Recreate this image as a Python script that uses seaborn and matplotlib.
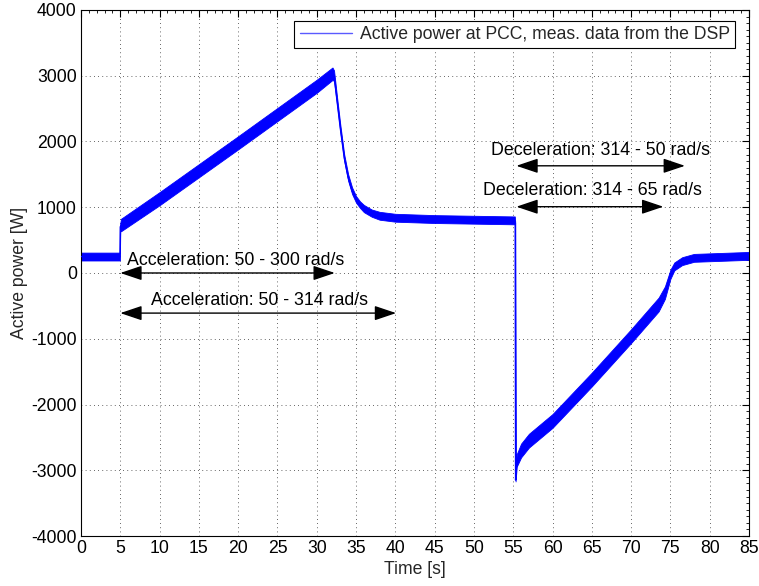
import numpy as np
import pandas as pd
import matplotlib
matplotlib.use("Agg")
import matplotlib.pyplot as plt
from matplotlib.ticker import MultipleLocator
import seaborn as sns

# Measured active power at the PCC (DSP log), read as a centre trace
# plus the half-width of the measurement noise band around it.
time_s = [0.0, 4.95, 5.0, 5.1, 10.0, 20.0, 30.0, 32.0, 32.2, 32.6, 33.0,
          33.5, 34.0, 34.5, 35.0, 35.5, 36.0, 37.0, 38.0, 40.0, 45.0, 55.2,
          55.25, 55.3, 55.45, 56.0, 57.0, 60.0, 65.0, 70.0, 73.5, 74.3, 75.0,
          75.5, 76.5, 78.0, 85.0]
power_w = [250, 250, 700, 730, 1130, 1980, 2840, 3030, 3000, 2600, 2200,
           1750, 1450, 1250, 1120, 1040, 980, 910, 870, 840, 820, 800,
           780, -3150, -2850, -2700, -2550, -2250, -1620, -960, -480, -300, -20,
           100, 180, 230, 260]
noise_w = [60, 60, 60, 95, 100, 100, 100, 95, 80, 60, 55,
           50, 50, 50, 50, 50, 55, 55, 60, 60, 60, 60,
           10, 20, 95, 105, 105, 105, 105, 105, 105, 95, 70,
           60, 60, 60, 60]

x_ticks = list(range(0, 86, 5))
y_ticks = list(range(-4000, 4001, 1000))

# Double-headed arrows marking the speed ramps:
# (label, t_start, t_end, arrow level, text x, text baseline level)
spans = [
    ("Acceleration: 50 - 300 rad/s", 5.0, 32.3, 0, 5.9, 115),
    ("Acceleration: 50 - 314 rad/s", 5.0, 40.1, -610, 8.9, -483),
    ("Deceleration: 314 - 50 rad/s", 55.4, 76.85, 1630, 52.15, 1787),
    ("Deceleration: 314 - 65 rad/s", 55.4, 74.1, 1008, 51.1, 1186),
]

df = pd.DataFrame({"t": time_s, "p": power_w, "n": noise_w})

sns.set_style("white")
plt.rcParams["font.family"] = ["Liberation Sans", "DejaVu Sans"]
plt.rcParams["axes.unicode_minus"] = False

fig = plt.figure(figsize=(7.59, 5.86), dpi=100)
ax = fig.add_axes([0.1067, 0.0853, 0.8801, 0.8977])

blue = "#0000ff"
ax.fill_between(df["t"], df["p"] - df["n"], df["p"] + df["n"],
                color=blue, linewidth=0.6, edgecolor=blue, zorder=2)
sns.lineplot(data=df, x="t", y="p", estimator=None, sort=False, color=blue,
             linewidth=1.0, ax=ax, zorder=3,
             label="Active power at PCC, meas. data from the DSP")

for label, t0, t1, level, tx, ty in spans:
    ax.annotate("", xy=(t1, level), xytext=(t0, level),
                arrowprops=dict(arrowstyle="<|-|>,head_length=0.95,head_width=0.32",
                                color="black", lw=1.0, shrinkA=0, shrinkB=0,
                                mutation_scale=14),
                zorder=4)
    ax.text(tx, ty, label, fontsize=12.8, color="black", ha="left",
            va="baseline", zorder=5)

ax.set_xlim(0, 85)
ax.set_ylim(-4000, 4000)
ax.set_xticks(x_ticks)
ax.set_yticks(y_ticks)
ax.xaxis.set_minor_locator(MultipleLocator(1))
ax.yaxis.set_minor_locator(MultipleLocator(100))
ax.set_xticklabels([str(v) for v in x_ticks], fontsize=12.7)
ax.set_yticklabels([str(v) for v in y_ticks], fontsize=12.7)
ax.set_xlabel("Time [s]", fontsize=12.7, labelpad=3)
ax.set_ylabel("Active power [W]", fontsize=12.7, labelpad=2)

ax.grid(True, which="major", linestyle=(0, (1, 4)), color="black",
        linewidth=0.6, alpha=0.8)
ax.set_axisbelow(True)
ax.tick_params(which="major", direction="in", length=5, width=0.8, top=True,
               right=True, colors="black", pad=3)
ax.tick_params(which="minor", direction="in", length=2.5, width=0.6, top=True,
               right=True, colors="black")
for side in ax.spines.values():
    side.set_visible(True)
    side.set_color("black")
    side.set_linewidth(0.8)

leg = ax.legend(loc="upper right", fontsize=12.7, frameon=True, fancybox=False,
                framealpha=1, edgecolor="black", borderpad=0.3,
                handlelength=3.0, handletextpad=0.4,
                bbox_to_anchor=(0.992, 0.996))
leg.get_frame().set_linewidth(0.8)
for h in leg.get_lines():
    h.set_color("#5a5aff")
    h.set_linewidth(1.0)

fig.savefig("out.png", dpi=100)
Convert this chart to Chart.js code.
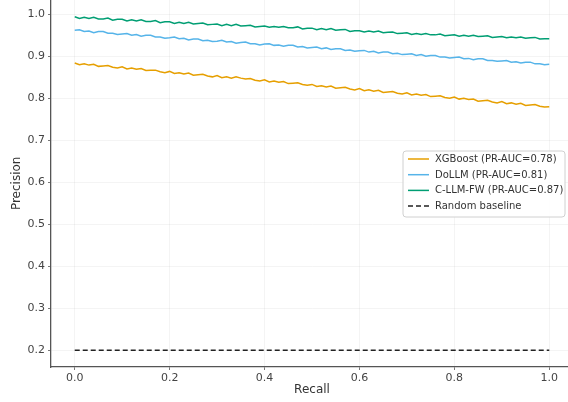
<!DOCTYPE html>
<html>
<head>
<meta charset="utf-8">
<script src="https://cdn.jsdelivr.net/npm/chart.js@4.4.1/dist/chart.umd.min.js"></script>
<style>
html,body{margin:0;padding:0;background:#fff;overflow:hidden;width:568px;height:402px;}
#wrap{position:absolute;left:0;top:-10px;width:574px;height:412px;}
</style>
</head>
<body>
<div id="wrap"><canvas id="c" width="574" height="412"></canvas></div>
<script>
// ---- data ----
const recall = [0,0.01,0.02,0.03,0.04,0.05,0.06,0.07,0.08,0.09,
0.10,0.11,0.12,0.13,0.14,0.15,0.16,0.17,0.18,0.19,
0.20,0.21,0.22,0.23,0.24,0.25,0.26,0.27,0.28,0.29,
0.30,0.31,0.32,0.33,0.34,0.35,0.36,0.37,0.38,0.39,
0.40,0.41,0.42,0.43,0.44,0.45,0.46,0.47,0.48,0.49,
0.50,0.51,0.52,0.53,0.54,0.55,0.56,0.57,0.58,0.59,
0.60,0.61,0.62,0.63,0.64,0.65,0.66,0.67,0.68,0.69,
0.70,0.71,0.72,0.73,0.74,0.75,0.76,0.77,0.78,0.79,
0.80,0.81,0.82,0.83,0.84,0.85,0.86,0.87,0.88,0.89,
0.90,0.91,0.92,0.93,0.94,0.95,0.96,0.97,0.98,0.99,1.00];

const xgboostPrecision = [0.884,0.880,0.882,0.879,0.881,0.876,0.877,0.878,0.874,0.872,
0.875,0.870,0.872,0.869,0.871,0.866,0.867,0.867,0.863,0.861,
0.864,0.859,0.861,0.858,0.860,0.855,0.856,0.857,0.853,0.851,
0.854,0.849,0.851,0.848,0.851,0.848,0.846,0.847,0.843,0.841,
0.844,0.839,0.841,0.838,0.840,0.835,0.836,0.837,0.833,0.831,
0.833,0.828,0.830,0.827,0.829,0.824,0.825,0.826,0.822,0.820,
0.823,0.818,0.820,0.817,0.819,0.814,0.815,0.816,0.812,0.810,
0.813,0.808,0.810,0.807,0.809,0.804,0.805,0.806,0.802,0.800,
0.803,0.798,0.800,0.797,0.798,0.793,0.794,0.795,0.791,0.789,
0.792,0.787,0.789,0.786,0.788,0.783,0.784,0.785,0.781,0.779,0.780];

const dollmPrecision = [0.962,0.963,0.959,0.960,0.956,0.959,0.959,0.955,0.955,0.952,
0.953,0.954,0.950,0.952,0.948,0.950,0.950,0.946,0.946,0.943,
0.944,0.946,0.942,0.943,0.939,0.941,0.941,0.937,0.938,0.935,
0.936,0.938,0.934,0.935,0.931,0.933,0.934,0.930,0.930,0.927,
0.929,0.930,0.926,0.927,0.924,0.926,0.926,0.922,0.923,0.920,
0.921,0.922,0.918,0.920,0.916,0.918,0.918,0.914,0.915,0.912,
0.913,0.914,0.910,0.912,0.908,0.910,0.910,0.906,0.907,0.904,
0.905,0.906,0.902,0.904,0.900,0.902,0.902,0.898,0.898,0.896,
0.897,0.898,0.894,0.895,0.892,0.894,0.894,0.890,0.890,0.888,
0.889,0.890,0.886,0.887,0.884,0.886,0.886,0.882,0.882,0.880,0.881];

const cllmfwPrecision = [0.994,0.990,0.993,0.990,0.993,0.989,0.989,0.991,0.986,0.988,
0.988,0.984,0.987,0.984,0.987,0.983,0.983,0.985,0.980,0.982,
0.982,0.978,0.981,0.978,0.981,0.977,0.978,0.979,0.975,0.976,
0.977,0.973,0.976,0.973,0.976,0.972,0.973,0.974,0.970,0.971,
0.972,0.969,0.971,0.969,0.971,0.968,0.968,0.970,0.965,0.967,
0.967,0.963,0.966,0.963,0.966,0.962,0.963,0.964,0.959,0.961,
0.961,0.958,0.960,0.958,0.960,0.956,0.957,0.958,0.954,0.955,
0.956,0.952,0.954,0.952,0.954,0.951,0.951,0.953,0.949,0.950,
0.951,0.948,0.950,0.948,0.950,0.947,0.948,0.949,0.945,0.946,
0.947,0.944,0.946,0.944,0.946,0.943,0.944,0.945,0.941,0.942,0.942];

const baselineRecall = [0, 1];
const baselinePrecision = [0.2, 0.2];

const seriesLabels = ["XGBoost (PR-AUC=0.78)", "DoLLM (PR-AUC=0.81)", "C-LLM-FW (PR-AUC=0.87)", "Random baseline"];
const xTicks = [0, 0.2, 0.4, 0.6, 0.8, 1.0];
const xTickLabels = ["0.0", "0.2", "0.4", "0.6", "0.8", "1.0"];
const yTicks = [0.2, 0.3, 0.4, 0.5, 0.6, 0.7, 0.8, 0.9, 1.0];
const yTickLabels = ["0.2", "0.3", "0.4", "0.5", "0.6", "0.7", "0.8", "0.9", "1.0"];

// ---- chart ----
const pts = (xs, ys) => xs.map((x, i) => ({x: x, y: ys[i]}));
const FONT = "'DejaVu Sans', sans-serif";
const CANVAS_TOP = -10;

const legendPlugin = {
  id: 'boxLegend',
  afterDraw(chart) {
    const ctx = chart.ctx;
    const x0 = 403, y0 = 151 - CANVAS_TOP, w = 162, h = 66;
    ctx.save();
    ctx.beginPath();
    const r = 3;
    ctx.moveTo(x0 + r, y0);
    ctx.arcTo(x0 + w, y0, x0 + w, y0 + h, r);
    ctx.arcTo(x0 + w, y0 + h, x0, y0 + h, r);
    ctx.arcTo(x0, y0 + h, x0, y0, r);
    ctx.arcTo(x0, y0, x0 + w, y0, r);
    ctx.closePath();
    ctx.fillStyle = 'rgba(255,255,255,0.85)';
    ctx.fill();
    ctx.strokeStyle = '#d0d0d0';
    ctx.lineWidth = 1;
    ctx.stroke();
    chart.data.datasets.forEach((ds, i) => {
      const yy = y0 + 8 + i * 15.7;
      ctx.beginPath();
      ctx.setLineDash(ds.borderDash || []);
      ctx.strokeStyle = ds.borderColor;
      ctx.lineWidth = ds.borderWidth;
      ctx.moveTo(x0 + 5, yy);
      ctx.lineTo(x0 + 26, yy);
      ctx.stroke();
      ctx.setLineDash([]);
      ctx.fillStyle = '#333';
      ctx.font = '10px ' + FONT;
      ctx.textBaseline = 'middle';
      ctx.fillText(ds.label, x0 + 32, yy + 0.5);
    });
    ctx.restore();
  }
};

new Chart(document.getElementById('c'), {
  type: 'line',
  data: {
    datasets: [
      {label: seriesLabels[0], data: pts(recall, xgboostPrecision), borderColor: '#E69F00', borderWidth: 1.5, pointRadius: 0, fill: false, tension: 0},
      {label: seriesLabels[1], data: pts(recall, dollmPrecision), borderColor: '#56B4E9', borderWidth: 1.5, pointRadius: 0, fill: false, tension: 0},
      {label: seriesLabels[2], data: pts(recall, cllmfwPrecision), borderColor: '#009E73', borderWidth: 1.5, pointRadius: 0, fill: false, tension: 0},
      {label: seriesLabels[3], data: pts(baselineRecall, baselinePrecision), borderColor: '#222', borderWidth: 1.5, borderDash: [5, 3], pointRadius: 0, fill: false, tension: 0}
    ]
  },
  options: {
    responsive: false,
    animation: false,
    layout: {padding: {top: 0, right: 1, left: 0, bottom: 0}},
    plugins: {legend: {display: false}, tooltip: {enabled: false}},
    scales: {
      x: {
        type: 'linear', min: -0.05, max: 1.05,
        afterBuildTicks: s => { s.ticks = xTicks.map(v => ({value: v})); },
        afterFit: s => { s.height = 35; },
        ticks: {callback: (v) => xTickLabels[xTicks.findIndex(t => Math.abs(t - v) < 1e-9)], color: '#444', font: {family: FONT, size: 11}, padding: 2, maxRotation: 0, autoSkip: false},
        grid: {color: 'rgba(0,0,0,0.06)', lineWidth: 0.8, tickColor: '#555', tickLength: 3},
        border: {color: '#555', width: 1.3},
        title: {display: true, text: 'Recall', color: '#333', font: {family: FONT, size: 12}, padding: {top: 0, bottom: 5}}
      },
      y: {
        type: 'linear', min: 0.16, max: 1.035,
        afterBuildTicks: s => { s.ticks = yTicks.map(v => ({value: v})); },
        afterFit: s => { s.width = 51; },
        ticks: {callback: (v) => yTickLabels[yTicks.findIndex(t => Math.abs(t - v) < 1e-9)], color: '#444', font: {family: FONT, size: 11}, padding: 3, autoSkip: false},
        grid: {color: 'rgba(0,0,0,0.06)', lineWidth: 0.8, tickColor: '#555', tickLength: 3},
        border: {color: '#555', width: 1.3},
        title: {display: true, text: 'Precision', color: '#333', font: {family: FONT, size: 12}, padding: {top: 10, bottom: 0}}
      }
    }
  },
  plugins: [legendPlugin]
});
</script>
</body>
</html>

**PROBLEM**
Return, please, the exact lines from the beginning of the entries above through the line containing "y_ticks = list(range(-4000, 4001, 1000))", both included; pictures are left out.

**WRITTEN RESPONSE**
Recreate this image as a Python script that uses seaborn and matplotlib.
import numpy as np
import pandas as pd
import matplotlib
matplotlib.use("Agg")
import matplotlib.pyplot as plt
from matplotlib.ticker import MultipleLocator
import seaborn as sns

# Measured active power at the PCC (DSP log), read as a centre trace
# plus the half-width of the measurement noise band around it.
time_s = [0.0, 4.95, 5.0, 5.1, 10.0, 20.0, 30.0, 32.0, 32.2, 32.6, 33.0,
          33.5, 34.0, 34.5, 35.0, 35.5, 36.0, 37.0, 38.0, 40.0, 45.0, 55.2,
          55.25, 55.3, 55.45, 56.0, 57.0, 60.0, 65.0, 70.0, 73.5, 74.3, 75.0,
          75.5, 76.5, 78.0, 85.0]
power_w = [250, 250, 700, 730, 1130, 1980, 2840, 3030, 3000, 2600, 2200,
           1750, 1450, 1250, 1120, 1040, 980, 910, 870, 840, 820, 800,
           780, -3150, -2850, -2700, -2550, -2250, -1620, -960, -480, -300, -20,
           100, 180, 230, 260]
noise_w = [60, 60, 60, 95, 100, 100, 100, 95, 80, 60, 55,
           50, 50, 50, 50, 50, 55, 55, 60, 60, 60, 60,
           10, 20, 95, 105, 105, 105, 105, 105, 105, 95, 70,
           60, 60, 60, 60]

x_ticks = list(range(0, 86, 5))
y_ticks = list(range(-4000, 4001, 1000))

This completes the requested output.